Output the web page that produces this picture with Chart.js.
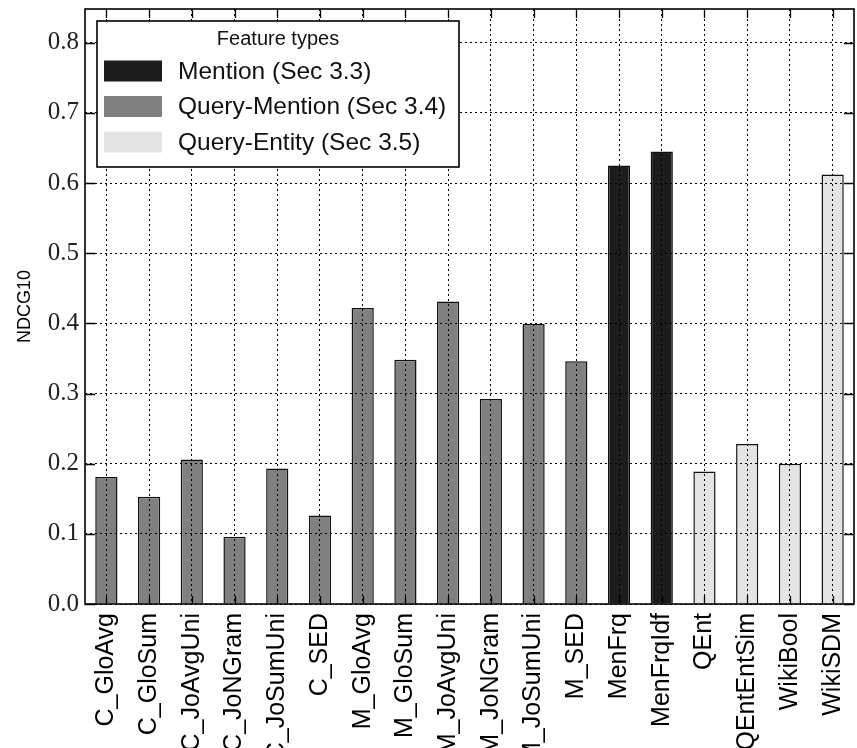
<!DOCTYPE html>
<html>
<head>
<meta charset="utf-8">
<script src="https://cdn.jsdelivr.net/npm/chart.js@4/dist/chart.umd.min.js"></script>
<style>
html,body{margin:0;padding:0;background:#fff;}
#wrap{position:relative;width:857px;height:748px;}
</style>
</head>
<body>
<div id="wrap"><canvas id="c" width="857" height="748"></canvas></div>
<script>
const categories = ["C_GloAvg","C_GloSum","C_JoAvgUni","C_JoNGram","C_JoSumUni","C_SED",
  "M_GloAvg","M_GloSum","M_JoAvgUni","M_JoNGram","M_JoSumUni","M_SED",
  "MenFrq","MenFrqIdf","QEnt","QEntEntSim","WikiBool","WikiSDM"];
const ndcg10 = [0.181,0.153,0.206,0.096,0.193,0.126,
  0.422,0.348,0.431,0.292,0.399,0.346,
  0.625,0.645,0.189,0.228,0.200,0.612];
// group index per category: 0 = Mention, 1 = Query-Mention, 2 = Query-Entity
const featureGroup = [1,1,1,1,1,1,1,1,1,1,1,1,0,0,2,2,2,2];
const groupLabels = ["Mention (Sec 3.3)","Query-Mention (Sec 3.4)","Query-Entity (Sec 3.5)"];
const groupColors = ["#1c1c1c","#808080","#e4e4e4"];
const legendTitle = "Feature types";
const yTickValues = [0,0.1,0.2,0.3,0.4,0.5,0.6,0.7,0.8];

const decorPlugin = {
  id: 'decor',
  afterDatasetsDraw(chart) {
    const ctx = chart.ctx, a = chart.chartArea;
    const xs = chart.scales.x, ys = chart.scales.y;
    ctx.save();
    ctx.strokeStyle = '#000';
    ctx.lineWidth = 1.3;
    ctx.setLineDash([]);
    ctx.beginPath();
    yTickValues.forEach(v => {
      const y = Math.round(ys.getPixelForValue(v)) + 0.5;
      ctx.moveTo(a.left, y); ctx.lineTo(a.left + 10, y);
      ctx.moveTo(a.right, y); ctx.lineTo(a.right - 10, y);
    });
    categories.forEach((c, i) => {
      const x = Math.round(xs.getPixelForValue(i)) + 0.5;
      ctx.moveTo(x, a.top); ctx.lineTo(x, a.top + 9);
      ctx.moveTo(x, a.bottom); ctx.lineTo(x, a.bottom - 8);
    });
    ctx.stroke();
    ctx.lineWidth = 1.6;
    ctx.strokeRect(a.left, a.top, a.right - a.left, a.bottom - a.top);
    ctx.restore();
  },
  afterDraw(chart) {
    const ctx = chart.ctx, a = chart.chartArea;
    const bx = a.left + 12, by = a.top + 12, bw = 362, bh = 146;
    ctx.save();
    ctx.fillStyle = '#fff';
    ctx.fillRect(bx, by, bw, bh);
    ctx.strokeStyle = '#000';
    ctx.lineWidth = 1.6;
    ctx.strokeRect(bx, by, bw, bh);
    ctx.fillStyle = '#111';
    ctx.textBaseline = 'middle';
    ctx.textAlign = 'center';
    ctx.font = '20px "Liberation Sans", Arial, sans-serif';
    ctx.fillText(legendTitle, bx + bw / 2, by + 18);
    ctx.textAlign = 'left';
    ctx.font = '24.5px "Liberation Sans", Arial, sans-serif';
    groupLabels.forEach((lab, i) => {
      const cy = by + 50 + i * 35.5;
      ctx.fillStyle = groupColors[i];
      ctx.fillRect(bx + 7, cy - 10.5, 58, 21);
      ctx.fillStyle = '#111';
      ctx.fillText(lab, bx + 81, cy + 1);
    });
    ctx.restore();
  }
};

new Chart(document.getElementById('c'), {
  type: 'bar',
  data: {
    labels: categories,
    datasets: [{
      data: ndcg10,
      backgroundColor: featureGroup.map(g => groupColors[g]),
      borderColor: '#111',
      borderWidth: 1.5,
      barPercentage: 0.52,
      categoryPercentage: 1.0
    }]
  },
  options: {
    responsive: false,
    animation: false,
    devicePixelRatio: 1,
    layout: { padding: { left: 0, right: 3, top: 9, bottom: 0 } },
    plugins: { legend: { display: false }, tooltip: { enabled: false } },
    scales: {
      x: {
        offset: true,
        grid: { z: 1, offset: false, drawTicks: false, color: '#000', lineWidth: 1 },
        border: { display: false, dash: [2,3] },
        ticks: {
          autoSkip: false, minRotation: 90, maxRotation: 90, padding: 9,
          color: '#000', font: { family: '"Liberation Sans", Arial, sans-serif', size: 25 }
        },
        afterFit(s) { s.height = 144; s.paddingLeft = 0; s.paddingRight = 0; }
      },
      y: {
        min: 0, max: 0.848,
        grid: { z: 1, drawTicks: false, color: '#000', lineWidth: 1 },
        border: { display: false, dash: [2,3] },
        ticks: {
          stepSize: 0.1, padding: 6, color: '#222',
          font: { family: '"Liberation Serif", "Times New Roman", serif', size: 25 },
          callback: v => Number(v).toFixed(1)
        },
        afterBuildTicks(s) {
          s.ticks = yTickValues.map(v => ({ value: v }));
        },
        title: {
          display: true, text: 'NDCG10', color: '#000',
          font: { family: '"Liberation Sans", Arial, sans-serif', size: 18 },
          padding: { top: 14, bottom: 0 }
        },
        afterFit(s) { s.width = 85; s.paddingTop = 0; s.paddingBottom = 0; }
      }
    }
  },
  plugins: [decorPlugin]
});
</script>
</body>
</html>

= = = = = = =

The pictures should not be reproduced; quote all of the other material exactly.

Output the web page that produces this picture with Chart.js.
<!DOCTYPE html>
<html>
<head>
<meta charset="utf-8">
<script src="https://cdn.jsdelivr.net/npm/chart.js@4/dist/chart.umd.min.js"></script>
<style>
html,body{margin:0;padding:0;background:#fff;}
#wrap{position:relative;width:857px;height:748px;}
</style>
</head>
<body>
<div id="wrap"><canvas id="c" width="857" height="748"></canvas></div>
<script>
const categories = ["C_GloAvg","C_GloSum","C_JoAvgUni","C_JoNGram","C_JoSumUni","C_SED",
  "M_GloAvg","M_GloSum","M_JoAvgUni","M_JoNGram","M_JoSumUni","M_SED",
  "MenFrq","MenFrqIdf","QEnt","QEntEntSim","WikiBool","WikiSDM"];
const ndcg10 = [0.181,0.153,0.206,0.096,0.193,0.126,
  0.422,0.348,0.431,0.292,0.399,0.346,
  0.625,0.645,0.189,0.228,0.200,0.612];
// group index per category: 0 = Mention, 1 = Query-Mention, 2 = Query-Entity
const featureGroup = [1,1,1,1,1,1,1,1,1,1,1,1,0,0,2,2,2,2];
const groupLabels = ["Mention (Sec 3.3)","Query-Mention (Sec 3.4)","Query-Entity (Sec 3.5)"];
const groupColors = ["#1c1c1c","#808080","#e4e4e4"];
const legendTitle = "Feature types";
const yTickValues = [0,0.1,0.2,0.3,0.4,0.5,0.6,0.7,0.8];

const decorPlugin = {
  id: 'decor',
  afterDatasetsDraw(chart) {
    const ctx = chart.ctx, a = chart.chartArea;
    const xs = chart.scales.x, ys = chart.scales.y;
    ctx.save();
    ctx.strokeStyle = '#000';
    ctx.lineWidth = 1.3;
    ctx.setLineDash([]);
    ctx.beginPath();
    yTickValues.forEach(v => {
      const y = Math.round(ys.getPixelForValue(v)) + 0.5;
      ctx.moveTo(a.left, y); ctx.lineTo(a.left + 10, y);
      ctx.moveTo(a.right, y); ctx.lineTo(a.right - 10, y);
    });
    categories.forEach((c, i) => {
      const x = Math.round(xs.getPixelForValue(i)) + 0.5;
      ctx.moveTo(x, a.top); ctx.lineTo(x, a.top + 9);
      ctx.moveTo(x, a.bottom); ctx.lineTo(x, a.bottom - 8);
    });
    ctx.stroke();
    ctx.lineWidth = 1.6;
    ctx.strokeRect(a.left, a.top, a.right - a.left, a.bottom - a.top);
    ctx.restore();
  },
  afterDraw(chart) {
    const ctx = chart.ctx, a = chart.chartArea;
    const bx = a.left + 12, by = a.top + 12, bw = 362, bh = 146;
    ctx.save();
    ctx.fillStyle = '#fff';
    ctx.fillRect(bx, by, bw, bh);
    ctx.strokeStyle = '#000';
    ctx.lineWidth = 1.6;
    ctx.strokeRect(bx, by, bw, bh);
    ctx.fillStyle = '#111';
    ctx.textBaseline = 'middle';
    ctx.textAlign = 'center';
    ctx.font = '20px "Liberation Sans", Arial, sans-serif';
    ctx.fillText(legendTitle, bx + bw / 2, by + 18);
    ctx.textAlign = 'left';
    ctx.font = '24.5px "Liberation Sans", Arial, sans-serif';
    groupLabels.forEach((lab, i) => {
      const cy = by + 50 + i * 35.5;
      ctx.fillStyle = groupColors[i];
      ctx.fillRect(bx + 7, cy - 10.5, 58, 21);
      ctx.fillStyle = '#111';
      ctx.fillText(lab, bx + 81, cy + 1);
    });
    ctx.restore();
  }
};

new Chart(document.getElementById('c'), {
  type: 'bar',
  data: {
    labels: categories,
    datasets: [{
      data: ndcg10,
      backgroundColor: featureGroup.map(g => groupColors[g]),
      borderColor: '#111',
      borderWidth: 1.5,
      barPercentage: 0.52,
      categoryPercentage: 1.0
    }]
  },
  options: {
    responsive: false,
    animation: false,
    devicePixelRatio: 1,
    layout: { padding: { left: 0, right: 3, top: 9, bottom: 0 } },
    plugins: { legend: { display: false }, tooltip: { enabled: false } },
    scales: {
      x: {
        offset: true,
        grid: { z: 1, offset: false, drawTicks: false, color: '#000', lineWidth: 1 },
        border: { display: false, dash: [2,3] },
        ticks: {
          autoSkip: false, minRotation: 90, maxRotation: 90, padding: 9,
          color: '#000', font: { family: '"Liberation Sans", Arial, sans-serif', size: 25 }
        },
        afterFit(s) { s.height = 144; s.paddingLeft = 0; s.paddingRight = 0; }
      },
      y: {
        min: 0, max: 0.848,
        grid: { z: 1, drawTicks: false, color: '#000', lineWidth: 1 },
        border: { display: false, dash: [2,3] },
        ticks: {
          stepSize: 0.1, padding: 6, color: '#222',
          font: { family: '"Liberation Serif", "Times New Roman", serif', size: 25 },
          callback: v => Number(v).toFixed(1)
        },
        afterBuildTicks(s) {
          s.ticks = yTickValues.map(v => ({ value: v }));
        },
        title: {
          display: true, text: 'NDCG10', color: '#000',
          font: { family: '"Liberation Sans", Arial, sans-serif', size: 18 },
          padding: { top: 14, bottom: 0 }
        },
        afterFit(s) { s.width = 85; s.paddingTop = 0; s.paddingBottom = 0; }
      }
    }
  },
  plugins: [decorPlugin]
});
</script>
</body>
</html>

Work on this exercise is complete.